For instance, the following function performs 5-fold cross validation:


# keep classProbs and summaryFunction values as they are 

set.seed(1)

fitControl_1 <- trainControl(method = "cv",
                           
                             number = 5,
                           
                             classProbs = TRUE,
                           
                             summaryFunction = twoClassSummary)

And the next function performs 10-fold cross validation:


fitControl_2 <- trainControl(method = "cv",
                           
                             number = 10,
                           
                             classProbs = TRUE,
                           
                             summaryFunction = twoClassSummary)

Use the following function if you want to perform a 5-fold cross validation repeated 7 times:


fitControl_3 <- trainControl(method = "repeatedcv",
                           
                             number = 5,
                           
                             repeats = 7,
                           
                             classProbs = TRUE,
                           
                             summaryFunction = twoClassSummary)

Finally, the next function can be utilized for generating 10 bootstrap samples:


fitControl_3 <- trainControl(method = "boot",
                             
                             number = 10,
                             
                             classProbs = TRUE,
                             
                             summaryFunction = twoClassSummary)

For our analysis we will stick with a 5-fold cross validation technique. In order to identify an optimal combination of hyperparameter values, that is to train the model, we will use a train() function.
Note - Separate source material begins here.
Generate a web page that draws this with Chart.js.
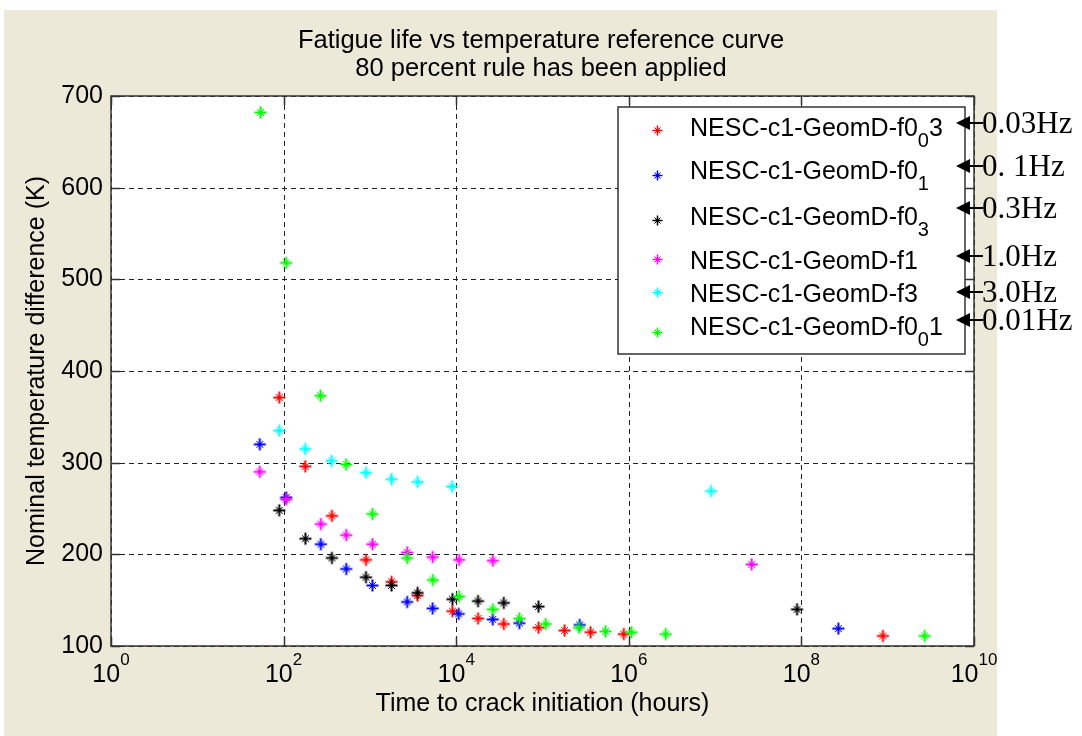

After resampling, the train function produces a profile of performance measures to guide the user as to which tuning parameter values should be chosen:


set.seed(1)

RF_model <- train(Class ~ ., data = data_training,
             
             method = "ranger",
             
             trControl = fitControl_1,
             
             verbose = FALSE,
             
             tuneGrid = rf_grid,
             
             metric = "ROC",
             
             num.tree = 600)

Note that num.tree is also a hyperparameter, but instead of tuning this parameter, we’ve decided to just give it a default value of 600. Here, method argument specifies a type of model you are going to use (in this case, ranger corresponds to a random forest model); keep verbose and metric arguments as they are.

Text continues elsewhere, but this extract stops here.